Extract word for word the lines of the listing from its start to the line holding "explode = [9, 10, 14, 13, 0]", both ends kept; pictures are not part of the copy.
** start **
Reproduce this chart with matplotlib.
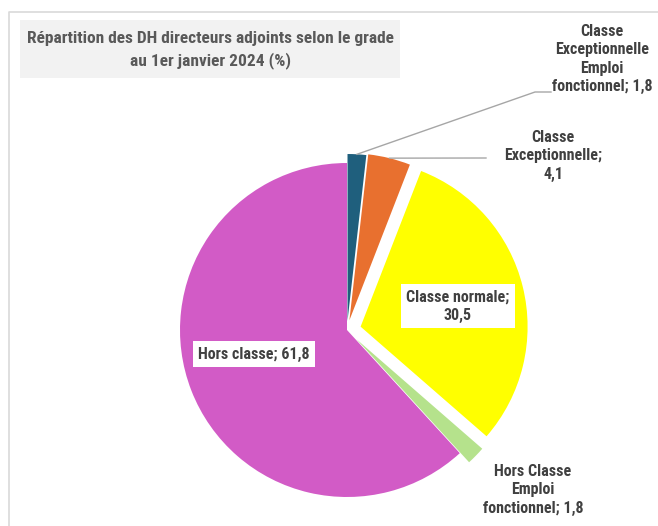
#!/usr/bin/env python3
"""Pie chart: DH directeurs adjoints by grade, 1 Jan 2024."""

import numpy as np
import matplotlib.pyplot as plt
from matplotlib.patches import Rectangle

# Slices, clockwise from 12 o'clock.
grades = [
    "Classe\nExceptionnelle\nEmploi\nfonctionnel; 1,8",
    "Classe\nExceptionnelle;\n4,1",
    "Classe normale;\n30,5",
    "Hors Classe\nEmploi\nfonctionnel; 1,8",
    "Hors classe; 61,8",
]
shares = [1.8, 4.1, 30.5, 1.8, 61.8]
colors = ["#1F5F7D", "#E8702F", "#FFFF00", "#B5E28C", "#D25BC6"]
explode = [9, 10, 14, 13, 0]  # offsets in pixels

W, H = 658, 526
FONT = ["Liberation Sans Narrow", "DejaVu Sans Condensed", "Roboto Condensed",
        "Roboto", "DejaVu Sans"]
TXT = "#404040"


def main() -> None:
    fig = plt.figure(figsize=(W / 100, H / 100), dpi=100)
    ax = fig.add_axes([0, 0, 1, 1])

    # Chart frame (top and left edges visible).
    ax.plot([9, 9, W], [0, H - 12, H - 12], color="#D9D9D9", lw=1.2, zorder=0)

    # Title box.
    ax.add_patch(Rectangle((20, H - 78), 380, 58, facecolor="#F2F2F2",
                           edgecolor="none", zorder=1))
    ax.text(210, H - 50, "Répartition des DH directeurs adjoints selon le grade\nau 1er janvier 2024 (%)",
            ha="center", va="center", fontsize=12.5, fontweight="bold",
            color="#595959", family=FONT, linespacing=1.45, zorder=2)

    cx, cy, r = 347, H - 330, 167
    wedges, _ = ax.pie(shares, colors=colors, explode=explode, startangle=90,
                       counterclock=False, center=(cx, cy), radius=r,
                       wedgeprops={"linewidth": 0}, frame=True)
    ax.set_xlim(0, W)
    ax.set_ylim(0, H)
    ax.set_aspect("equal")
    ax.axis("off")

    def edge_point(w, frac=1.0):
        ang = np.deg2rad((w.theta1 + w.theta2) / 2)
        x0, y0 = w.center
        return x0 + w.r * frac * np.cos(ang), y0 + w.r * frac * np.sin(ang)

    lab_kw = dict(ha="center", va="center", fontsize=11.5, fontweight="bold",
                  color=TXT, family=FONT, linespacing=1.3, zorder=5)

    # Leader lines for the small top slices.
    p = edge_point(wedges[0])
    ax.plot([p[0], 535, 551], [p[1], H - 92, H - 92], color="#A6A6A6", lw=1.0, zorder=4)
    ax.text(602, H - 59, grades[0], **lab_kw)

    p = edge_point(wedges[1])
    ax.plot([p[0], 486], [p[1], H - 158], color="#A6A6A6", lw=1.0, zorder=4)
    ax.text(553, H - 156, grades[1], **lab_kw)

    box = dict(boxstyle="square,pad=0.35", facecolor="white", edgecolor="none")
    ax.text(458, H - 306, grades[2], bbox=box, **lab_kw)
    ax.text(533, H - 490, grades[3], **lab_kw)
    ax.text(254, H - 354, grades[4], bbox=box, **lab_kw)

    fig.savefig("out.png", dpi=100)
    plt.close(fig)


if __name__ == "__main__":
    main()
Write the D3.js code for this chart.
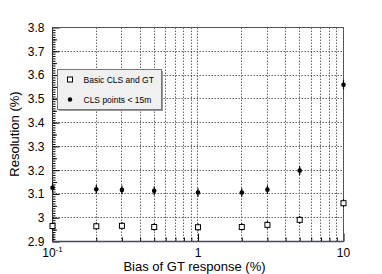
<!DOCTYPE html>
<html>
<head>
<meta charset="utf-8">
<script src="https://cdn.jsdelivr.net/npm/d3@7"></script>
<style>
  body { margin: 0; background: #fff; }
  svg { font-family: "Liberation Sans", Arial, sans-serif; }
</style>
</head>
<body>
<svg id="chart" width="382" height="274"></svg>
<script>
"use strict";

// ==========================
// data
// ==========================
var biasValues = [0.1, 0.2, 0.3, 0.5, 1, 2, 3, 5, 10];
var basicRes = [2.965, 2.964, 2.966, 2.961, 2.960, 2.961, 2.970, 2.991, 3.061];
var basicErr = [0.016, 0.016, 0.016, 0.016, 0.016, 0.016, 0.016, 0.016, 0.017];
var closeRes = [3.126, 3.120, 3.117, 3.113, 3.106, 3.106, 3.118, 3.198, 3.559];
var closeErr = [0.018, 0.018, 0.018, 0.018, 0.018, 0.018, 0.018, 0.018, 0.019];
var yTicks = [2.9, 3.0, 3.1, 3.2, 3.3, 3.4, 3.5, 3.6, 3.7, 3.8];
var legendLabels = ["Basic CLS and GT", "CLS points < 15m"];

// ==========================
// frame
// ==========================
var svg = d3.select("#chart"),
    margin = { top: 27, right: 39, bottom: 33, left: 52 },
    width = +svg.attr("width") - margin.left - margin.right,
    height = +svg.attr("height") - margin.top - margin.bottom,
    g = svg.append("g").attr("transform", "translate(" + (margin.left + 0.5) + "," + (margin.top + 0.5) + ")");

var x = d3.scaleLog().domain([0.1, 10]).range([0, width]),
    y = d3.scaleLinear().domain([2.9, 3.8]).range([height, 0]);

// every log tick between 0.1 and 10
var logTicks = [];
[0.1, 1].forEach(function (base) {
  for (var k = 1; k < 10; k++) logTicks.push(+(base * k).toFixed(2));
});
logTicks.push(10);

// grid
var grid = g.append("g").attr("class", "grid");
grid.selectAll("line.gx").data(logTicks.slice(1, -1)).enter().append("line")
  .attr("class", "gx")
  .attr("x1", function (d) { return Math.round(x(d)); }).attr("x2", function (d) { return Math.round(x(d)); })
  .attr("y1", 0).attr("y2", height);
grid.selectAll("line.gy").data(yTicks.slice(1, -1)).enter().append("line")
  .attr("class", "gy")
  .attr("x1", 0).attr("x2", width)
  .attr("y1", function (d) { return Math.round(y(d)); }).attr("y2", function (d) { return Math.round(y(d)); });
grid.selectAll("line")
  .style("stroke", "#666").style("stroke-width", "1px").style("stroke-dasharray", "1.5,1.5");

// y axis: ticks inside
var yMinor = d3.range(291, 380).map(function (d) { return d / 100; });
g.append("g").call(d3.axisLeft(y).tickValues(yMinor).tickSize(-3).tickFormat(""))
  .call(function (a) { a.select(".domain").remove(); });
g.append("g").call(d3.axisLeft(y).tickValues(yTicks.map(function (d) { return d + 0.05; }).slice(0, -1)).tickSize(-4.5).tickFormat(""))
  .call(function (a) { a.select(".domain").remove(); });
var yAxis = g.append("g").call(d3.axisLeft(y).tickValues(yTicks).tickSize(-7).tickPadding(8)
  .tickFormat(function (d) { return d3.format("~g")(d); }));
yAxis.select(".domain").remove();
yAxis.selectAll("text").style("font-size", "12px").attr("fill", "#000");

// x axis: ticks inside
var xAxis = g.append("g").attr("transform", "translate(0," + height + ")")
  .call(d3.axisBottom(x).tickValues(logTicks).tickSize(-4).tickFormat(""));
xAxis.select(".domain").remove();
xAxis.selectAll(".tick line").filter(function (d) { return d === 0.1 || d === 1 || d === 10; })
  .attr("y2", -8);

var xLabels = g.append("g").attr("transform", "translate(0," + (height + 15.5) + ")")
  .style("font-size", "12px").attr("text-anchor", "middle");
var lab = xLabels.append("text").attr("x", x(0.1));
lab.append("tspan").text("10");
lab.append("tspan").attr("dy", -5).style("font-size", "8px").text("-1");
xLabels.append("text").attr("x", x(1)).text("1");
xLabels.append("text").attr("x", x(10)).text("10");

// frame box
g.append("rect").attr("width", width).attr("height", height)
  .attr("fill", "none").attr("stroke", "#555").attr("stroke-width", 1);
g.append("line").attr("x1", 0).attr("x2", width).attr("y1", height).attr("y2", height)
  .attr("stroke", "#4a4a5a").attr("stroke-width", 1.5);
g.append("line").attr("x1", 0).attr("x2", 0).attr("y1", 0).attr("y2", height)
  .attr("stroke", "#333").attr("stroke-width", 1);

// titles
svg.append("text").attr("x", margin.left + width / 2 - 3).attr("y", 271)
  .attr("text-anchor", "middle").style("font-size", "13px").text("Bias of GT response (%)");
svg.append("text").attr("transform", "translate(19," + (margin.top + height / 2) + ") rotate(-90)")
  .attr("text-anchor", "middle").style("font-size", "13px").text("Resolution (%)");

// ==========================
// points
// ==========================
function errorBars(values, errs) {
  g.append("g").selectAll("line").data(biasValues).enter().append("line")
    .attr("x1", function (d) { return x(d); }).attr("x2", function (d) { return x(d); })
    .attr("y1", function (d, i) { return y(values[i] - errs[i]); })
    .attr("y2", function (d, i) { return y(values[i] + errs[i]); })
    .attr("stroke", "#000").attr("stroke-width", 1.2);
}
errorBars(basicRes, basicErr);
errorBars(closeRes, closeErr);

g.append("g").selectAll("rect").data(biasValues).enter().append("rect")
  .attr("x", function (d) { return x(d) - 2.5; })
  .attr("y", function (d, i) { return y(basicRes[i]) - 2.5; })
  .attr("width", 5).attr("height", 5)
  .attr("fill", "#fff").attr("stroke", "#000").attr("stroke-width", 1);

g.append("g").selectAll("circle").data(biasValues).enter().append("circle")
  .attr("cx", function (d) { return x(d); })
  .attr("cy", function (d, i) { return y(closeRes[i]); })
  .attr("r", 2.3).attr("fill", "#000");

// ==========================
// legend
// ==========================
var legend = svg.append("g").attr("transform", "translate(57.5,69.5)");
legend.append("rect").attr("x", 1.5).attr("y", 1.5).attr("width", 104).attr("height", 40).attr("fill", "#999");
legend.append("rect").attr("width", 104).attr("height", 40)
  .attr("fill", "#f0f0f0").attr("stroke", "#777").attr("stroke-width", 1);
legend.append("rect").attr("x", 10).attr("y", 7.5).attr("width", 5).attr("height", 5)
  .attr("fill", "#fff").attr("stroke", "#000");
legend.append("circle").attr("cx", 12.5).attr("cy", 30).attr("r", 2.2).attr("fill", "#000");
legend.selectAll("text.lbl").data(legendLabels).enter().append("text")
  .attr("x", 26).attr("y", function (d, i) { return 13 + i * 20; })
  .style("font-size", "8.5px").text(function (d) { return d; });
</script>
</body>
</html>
** end **
_Finished task_
Reproduce this chart with matplotlib.
#!/usr/bin/env python3
"""Pie chart: DH directeurs adjoints by grade, 1 Jan 2024."""

import numpy as np
import matplotlib.pyplot as plt
from matplotlib.patches import Rectangle

# Slices, clockwise from 12 o'clock.
grades = [
    "Classe\nExceptionnelle\nEmploi\nfonctionnel; 1,8",
    "Classe\nExceptionnelle;\n4,1",
    "Classe normale;\n30,5",
    "Hors Classe\nEmploi\nfonctionnel; 1,8",
    "Hors classe; 61,8",
]
shares = [1.8, 4.1, 30.5, 1.8, 61.8]
colors = ["#1F5F7D", "#E8702F", "#FFFF00", "#B5E28C", "#D25BC6"]
explode = [9, 10, 14, 13, 0]  # offsets in pixels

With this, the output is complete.